Back in early March, Jim wrote a very good letter to the Pittsburgh Post Gazette on the history of US-France relations. Unfortunately, at about the same time, the PG wound up printing a very similar letter with even more historical tidbits. However, since Jim’s was still a good letter, here it is:
Our Congress has done a number of silly things over the years, but some of their actions in the last week have been so childish that they make many of us feel ashamed of them. Changing the name of French Fries and French Toast in the cafeteria to Freedom Fries/Toast was a childish waste of time (especially given all the important things they should be addressing).
And the latest move by one representative to pay to bring home the remains of WWII soldiers is both silly and insulting.

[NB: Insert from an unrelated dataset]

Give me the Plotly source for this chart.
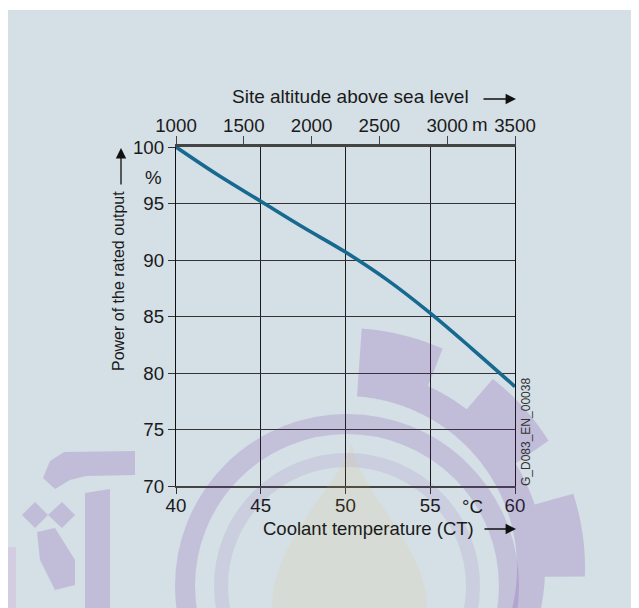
import plotly.graph_objects as go
import math

# ---------------- data ----------------
coolant_temp = [40, 42.5, 45, 47.5, 50, 52.5, 55, 57.5, 60]
power_pct = [100, 97.5, 95.2, 92.9, 90.7, 88.2, 85.3, 82.1, 78.8]
temp_ticks = [40, 45, 50, 55, 60]
power_ticks = [70, 75, 80, 85, 90, 95, 100]
altitude_ticks = [1000, 1500, 2000, 2500, 3000, 3500]

FONT = "Liberation Sans, Arial, sans-serif"
FS = 18.7
BG = "#d4dfe6"
LINE = "#17698f"

# geometry (page pixels; the page body adds an 8px offset)
OFF = 8
W_FIG, H_FIG = 639, 608
L, T, PW, PH = 176, 147, 339, 339


def P(px, py):
    return (px - L) / PW, (T + PH - py) / PH


def path_from(points, close=True):
    s = ""
    for i, (px, py) in enumerate(points):
        x, y = P(px, py)
        s += ("M" if i == 0 else "L") + f"{x:.4f},{y:.4f} "
    return s + ("Z" if close else "")


fig = go.Figure()
fig.add_trace(go.Scatter(x=coolant_temp, y=power_pct, mode="lines",
                         line=dict(color=LINE, width=3.6, shape="spline", smoothing=1.0),
                         hoverinfo="skip", showlegend=False))
fig.add_trace(go.Scatter(x=[altitude_ticks[0], altitude_ticks[-1]], y=[None, None],
                         xaxis="x2", mode="markers", showlegend=False, hoverinfo="skip"))

shapes = []
# background panel
x0, y1 = P(8, 10)
x1, y0 = P(660, 630)
shapes.append(dict(type="rect", xref="paper", yref="paper", x0=x0, x1=x1, y0=y0, y1=y1,
                   fillcolor=BG, line=dict(width=0), layer="below"))

# ---- watermark (approximate) ----
PURPLE = "rgba(110,40,160,0.18)"
gx, gy = 345, 568
pts = []
body_r, inner_r, tooth_r = 200, 172, 240
angs = [a / 2 for a in range(-40, 173)]
teeth = [8, 42, 76]
for a in angs:
    r = body_r
    for t in teeth:
        if abs(a - t) <= 10:
            r = tooth_r
    pts.append((gx + r * math.cos(math.radians(a)), gy - r * math.sin(math.radians(a))))
for a in reversed(angs):
    pts.append((gx + inner_r * math.cos(math.radians(a)), gy - inner_r * math.sin(math.radians(a))))
shapes.append(dict(type="path", xref="paper", yref="paper", path=path_from(pts),
                   fillcolor=PURPLE, line=dict(width=0), layer="above"))
# rings
cx, cy = 347, 586
for r, w, col in [(162, 20, "rgba(110,40,160,0.17)"), (126, 14, "rgba(110,40,160,0.09)")]:
    a0, b0 = P(cx - r, cy + r)
    a1, b1 = P(cx + r, cy - r)
    shapes.append(dict(type="circle", xref="paper", yref="paper", x0=a0, x1=a1, y0=b0, y1=b1,
                       line=dict(color=col, width=w), layer="above"))
# flame
flame = []
for i in range(0, 21):
    t = i / 20
    flame.append((352 - 80 * math.sin(t * math.pi / 2) ** 1.3, 443 + 165 * t))
for i in range(20, -1, -1):
    t = i / 20
    flame.append((352 + 75 * math.sin(t * math.pi / 2) ** 1.6, 443 + 165 * t))
shapes.append(dict(type="path", xref="paper", yref="paper", path=path_from(flame),
                   fillcolor="rgba(240,185,40,0.09)", line=dict(width=0), layer="above"))
# letters on the left
madda = [(43, 478), (50, 461), (64, 452), (135, 451), (135, 475), (86, 476), (70, 480), (55, 489)]
bar = [(85, 493), (110, 489), (110, 608), (85, 608)]
dots = [(22, 515), (35, 502), (48, 515), (62, 502), (75, 515), (62, 528), (48, 515), (35, 528)]
stem = [(37, 532), (55, 528), (75, 560), (75, 585), (55, 590), (40, 560)]
for poly in (madda, bar, dots, stem):
    shapes.append(dict(type="path", xref="paper", yref="paper", path=path_from(poly),
                       fillcolor=PURPLE, line=dict(width=0), layer="above"))
pa, pb = P(8, 547)
pc, pd = P(16, 620)
shapes.append(dict(type="rect", xref="paper", yref="paper", x0=pa, x1=pc, y0=pd, y1=pb,
                   fillcolor="rgba(200,80,190,0.12)", line=dict(width=0), layer="above"))

# ---- annotations ----
ann = []


def txt(text, px, py, size=FS, angle=0, color="#1a1a1a", xanchor="center"):
    x, y = P(px, py)
    ann.append(dict(text=text, x=x, y=y, xref="paper", yref="paper", showarrow=False,
                    font=dict(family=FONT, size=size, color=color), textangle=angle,
                    xanchor=xanchor, yanchor="middle"))


def arrow(hx, hy, tx, ty):
    x, y = P(hx, hy)
    ann.append(dict(text="", x=x, y=y, xref="paper", yref="paper", showarrow=True,
                    ax=tx - hx, ay=ty - hy, axref="pixel", ayref="pixel",
                    arrowhead=2, arrowsize=1.6, arrowwidth=1.3, arrowcolor="#111", standoff=0))


txt("Site altitude above sea level", 350, 96, size=19)
arrow(516, 99, 482, 99)
txt("Coolant temperature (CT)", 368, 528, size=18.5)
arrow(516, 529, 483, 529)
txt("Power of the rated output", 118, 281, size=16, angle=-90)
arrow(121, 148, 121, 186)
txt("%", 153, 177)
txt("m", 480, 125)
txt("°C", 472, 506)
txt("G_D083_EN_00038", 526, 432, size=12, angle=-90, color="#333")

fig.update_layout(
    width=W_FIG, height=H_FIG,
    margin=dict(l=L - OFF, r=W_FIG - (L - OFF) - PW, t=T - OFF, b=H_FIG - (T - OFF) - PH, pad=0),
    paper_bgcolor="white", plot_bgcolor="white",
    font=dict(family=FONT, size=FS, color="#1a1a1a"),
    shapes=shapes, annotations=ann, showlegend=False,
    xaxis=dict(range=[40, 60], tickvals=temp_ticks, ticks="outside", ticklen=6, tickcolor="#333",
               ticklabelstandoff=-4,
               showgrid=True, gridcolor="#1a1a1a", gridwidth=1, zeroline=False,
               showline=True, linecolor="#444", linewidth=1.5, mirror=False,
               tickfont=dict(size=FS)),
    xaxis2=dict(range=[1000, 3500], tickvals=altitude_ticks, overlaying="x", side="top",
                ticks="outside", ticklen=8, tickcolor="#444", ticklabelstandoff=-3,
                showgrid=False, zeroline=False,
                showline=True, linecolor="#444", linewidth=2.5, tickfont=dict(size=FS)),
    yaxis=dict(range=[70, 100], tickvals=power_ticks, ticks="outside", ticklen=7, tickcolor="#333",
               showgrid=True, gridcolor="#333", gridwidth=1, zeroline=False,
               showline=True, linecolor="#111", linewidth=1.2, mirror=True,
               tickfont=dict(size=FS)),
)

fig.write_html("out.html")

The claim that, by not agreeing with us on this issue, the French somehow don’t appreciate the sacrifices of our soldiers in WWII makes no sense. It also seems to imply that those of us in this country who don’t agree with President’s Iraq policy somehow don’t appreciate the actions of our soldiers in WWII. This is absolute nonsense. This is a different war, with different circumstances, and supporting one doesn’t mean that you have to somehow support the other. Nor do other countries — including allies — have to agree with us on every issue. Despite Mr. Bush’s statements, those who aren’t for us in every issue aren’t somehow enemies (and can in fact still be friends)
Also, all those folks who are jumping on France over this issue need be reminded that, while France owes us a debt of gratitude for what we did for them in WWI and WWII, we owe them a debt of gratitude for our very independence. Without France’s backing, we’d have never broken free from Britain in the Revolutionary War. (Yet of course 10 years later, when a new French government was involved in a very different war, we (wisely and rightly) did not back them and did not go to war at their side.)